--- Begin Data section ---

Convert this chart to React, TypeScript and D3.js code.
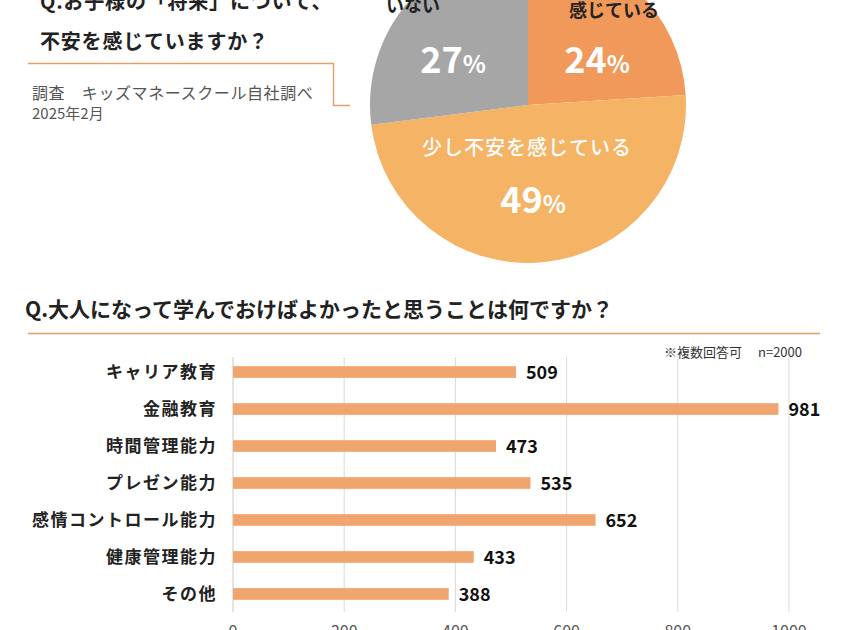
import React from "react";
import * as d3 from "d3";

const pieLabels = ["とても不安を感じている", "少し不安を感じている", "不安を感じていない"];
const pieValues = [24, 49, 27];
const pieColors = ["#F0995B", "#F5B365", "#A6A6A6"];

const barCategories = ["キャリア教育", "金融教育", "時間管理能力", "プレゼン能力", "感情コントロール能力", "健康管理能力", "その他"];
const barValues = [509, 981, 473, 535, 652, 433, 388];
const xTicks = [0, 200, 400, 600, 800, 1000];

const FONT = "'Noto Sans CJK JP', 'Noto Sans', sans-serif";

export default function App() {
  const W = 852, H = 630;
  const cx = 528, cy = 105, r = 158;
  const pie = d3.pie<number>().sort(null).value((d) => d)(pieValues);
  const arc = d3.arc<d3.PieArcDatum<number>>().innerRadius(0).outerRadius(r);

  const x = d3.scaleLinear().domain([0, 1000]).range([233, 789]);
  const y = d3.scaleBand().domain(barCategories).range([354, 612]).paddingInner(0.685).paddingOuter(0.33);

  return (
    <svg width={W} height={H} style={{ position: "absolute", left: 0, top: 0, background: "#fff" }} fontFamily={FONT}>
      <rect width={W} height={H} fill="#fff" />
      {/* Left header */}
      <text x={40} y={9} fontSize={20} fontWeight={700} fill="#222" letterSpacing={0.8}>Q.お子様の「将来」について、</text>
      <text x={40} y={49} fontSize={20} fontWeight={700} fill="#222" letterSpacing={0.8}>不安を感じていますか？</text>
      <path d="M28,63.5 H333.5 V105.5 H350" fill="none" stroke="#E3A066" strokeWidth={1.4} />
      <text x={32} y={99} fontSize={16} fill="#555" letterSpacing={0.6}>調査　キッズマネースクール自社調べ</text>
      <text x={32} y={119} fontSize={15} fill="#555">2025年2月</text>

      {/* Pie */}
      <g transform={`translate(${cx},${cy})`}>
        {pie.map((d, i) => (
          <path key={i} d={arc(d) || ""} fill={pieColors[i]} />
        ))}
      </g>
      <text x={413} y={-16} fontSize={18} fontWeight={700} fill="#222" textAnchor="middle">{pieLabels[2].slice(0, 6)}</text>
      <text x={413} y={12} fontSize={18} fontWeight={700} fill="#222" textAnchor="middle">{pieLabels[2].slice(6)}</text>
      <text x={614} y={-10} fontSize={18} fontWeight={700} fill="#222" textAnchor="middle">{pieLabels[0].slice(0, 6)}</text>
      <text x={614} y={17} fontSize={18} fontWeight={700} fill="#222" textAnchor="middle">{pieLabels[0].slice(6)}</text>
      <text x={453} y={73} textAnchor="middle" fill="#fff" fontWeight={700}>
        <tspan fontSize={36}>{pieValues[2]}</tspan><tspan fontSize={24}>%</tspan>
      </text>
      <text x={597} y={73} textAnchor="middle" fill="#fff" fontWeight={700}>
        <tspan fontSize={36}>{pieValues[0]}</tspan><tspan fontSize={24}>%</tspan>
      </text>
      <text x={527} y={155} textAnchor="middle" fill="#fff" fontSize={20} fontWeight={500} letterSpacing={1}>{pieLabels[1]}</text>
      <text x={533} y={213} textAnchor="middle" fill="#fff" fontWeight={700}>
        <tspan fontSize={36}>{pieValues[1]}</tspan><tspan fontSize={24}>%</tspan>
      </text>

      {/* Bar chart header */}
      <text x={25} y={317} fontSize={21} fontWeight={700} fill="#222">Q.大人になって学んでおけばよかったと思うことは何ですか？</text>
      <line x1={28} x2={820} y1={333.5} y2={333.5} stroke="#E3A066" strokeWidth={1.4} />
      <text x={802} y={357} fontSize={13} fill="#333" textAnchor="end">※複数回答可　 n=2000</text>

      {/* grid */}
      {xTicks.map((t) => (
        <g key={t}>
          <line x1={x(t)} x2={x(t)} y1={357} y2={612} stroke={t === 0 ? "#C8C8C8" : "#D9D9D9"} strokeWidth={1} />
          <text x={x(t)} y={637} fontSize={16} fill="#555" textAnchor="middle">{t}</text>
        </g>
      ))}

      {/* bars */}
      {barCategories.map((c, i) => {
        const yy = y(c)!;
        const bh = y.bandwidth();
        return (
          <g key={c}>
            <rect x={x(0)} y={yy} width={x(barValues[i]) - x(0)} height={bh} fill="#F0A46E" />
            <text x={217} y={yy + bh / 2} dy="0.35em" fontSize={17} fontWeight={700} fill="#222" textAnchor="end" letterSpacing={1.5}>{c}</text>
            <text x={x(barValues[i]) + 10} y={yy + bh / 2} dy="0.38em" fontSize={18} fontWeight={700} fill="#111">{barValues[i]}</text>
          </g>
        );
      })}
    </svg>
  );
}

--- End Data section ---

All of the material above needs to be restated exactly, with no pictures.

▸ **Exercise output**:
Convert this chart to React, TypeScript and D3.js code.
import React from "react";
import * as d3 from "d3";

const pieLabels = ["とても不安を感じている", "少し不安を感じている", "不安を感じていない"];
const pieValues = [24, 49, 27];
const pieColors = ["#F0995B", "#F5B365", "#A6A6A6"];

const barCategories = ["キャリア教育", "金融教育", "時間管理能力", "プレゼン能力", "感情コントロール能力", "健康管理能力", "その他"];
const barValues = [509, 981, 473, 535, 652, 433, 388];
const xTicks = [0, 200, 400, 600, 800, 1000];

const FONT = "'Noto Sans CJK JP', 'Noto Sans', sans-serif";

export default function App() {
  const W = 852, H = 630;
  const cx = 528, cy = 105, r = 158;
  const pie = d3.pie<number>().sort(null).value((d) => d)(pieValues);
  const arc = d3.arc<d3.PieArcDatum<number>>().innerRadius(0).outerRadius(r);

  const x = d3.scaleLinear().domain([0, 1000]).range([233, 789]);
  const y = d3.scaleBand().domain(barCategories).range([354, 612]).paddingInner(0.685).paddingOuter(0.33);

  return (
    <svg width={W} height={H} style={{ position: "absolute", left: 0, top: 0, background: "#fff" }} fontFamily={FONT}>
      <rect width={W} height={H} fill="#fff" />
      {/* Left header */}
      <text x={40} y={9} fontSize={20} fontWeight={700} fill="#222" letterSpacing={0.8}>Q.お子様の「将来」について、</text>
      <text x={40} y={49} fontSize={20} fontWeight={700} fill="#222" letterSpacing={0.8}>不安を感じていますか？</text>
      <path d="M28,63.5 H333.5 V105.5 H350" fill="none" stroke="#E3A066" strokeWidth={1.4} />
      <text x={32} y={99} fontSize={16} fill="#555" letterSpacing={0.6}>調査　キッズマネースクール自社調べ</text>
      <text x={32} y={119} fontSize={15} fill="#555">2025年2月</text>

      {/* Pie */}
      <g transform={`translate(${cx},${cy})`}>
        {pie.map((d, i) => (
          <path key={i} d={arc(d) || ""} fill={pieColors[i]} />
        ))}
      </g>
      <text x={413} y={-16} fontSize={18} fontWeight={700} fill="#222" textAnchor="middle">{pieLabels[2].slice(0, 6)}</text>
      <text x={413} y={12} fontSize={18} fontWeight={700} fill="#222" textAnchor="middle">{pieLabels[2].slice(6)}</text>
      <text x={614} y={-10} fontSize={18} fontWeight={700} fill="#222" textAnchor="middle">{pieLabels[0].slice(0, 6)}</text>
      <text x={614} y={17} fontSize={18} fontWeight={700} fill="#222" textAnchor="middle">{pieLabels[0].slice(6)}</text>
      <text x={453} y={73} textAnchor="middle" fill="#fff" fontWeight={700}>
        <tspan fontSize={36}>{pieValues[2]}</tspan><tspan fontSize={24}>%</tspan>
      </text>
      <text x={597} y={73} textAnchor="middle" fill="#fff" fontWeight={700}>
        <tspan fontSize={36}>{pieValues[0]}</tspan><tspan fontSize={24}>%</tspan>
      </text>
      <text x={527} y={155} textAnchor="middle" fill="#fff" fontSize={20} fontWeight={500} letterSpacing={1}>{pieLabels[1]}</text>
      <text x={533} y={213} textAnchor="middle" fill="#fff" fontWeight={700}>
        <tspan fontSize={36}>{pieValues[1]}</tspan><tspan fontSize={24}>%</tspan>
      </text>

      {/* Bar chart header */}
      <text x={25} y={317} fontSize={21} fontWeight={700} fill="#222">Q.大人になって学んでおけばよかったと思うことは何ですか？</text>
      <line x1={28} x2={820} y1={333.5} y2={333.5} stroke="#E3A066" strokeWidth={1.4} />
      <text x={802} y={357} fontSize={13} fill="#333" textAnchor="end">※複数回答可　 n=2000</text>

      {/* grid */}
      {xTicks.map((t) => (
        <g key={t}>
          <line x1={x(t)} x2={x(t)} y1={357} y2={612} stroke={t === 0 ? "#C8C8C8" : "#D9D9D9"} strokeWidth={1} />
          <text x={x(t)} y={637} fontSize={16} fill="#555" textAnchor="middle">{t}</text>
        </g>
      ))}

      {/* bars */}
      {barCategories.map((c, i) => {
        const yy = y(c)!;
        const bh = y.bandwidth();
        return (
          <g key={c}>
            <rect x={x(0)} y={yy} width={x(barValues[i]) - x(0)} height={bh} fill="#F0A46E" />
            <text x={217} y={yy + bh / 2} dy="0.35em" fontSize={17} fontWeight={700} fill="#222" textAnchor="end" letterSpacing={1.5}>{c}</text>
            <text x={x(barValues[i]) + 10} y={yy + bh / 2} dy="0.38em" fontSize={18} fontWeight={700} fill="#111">{barValues[i]}</text>
          </g>
        );
      })}
    </svg>
  );
}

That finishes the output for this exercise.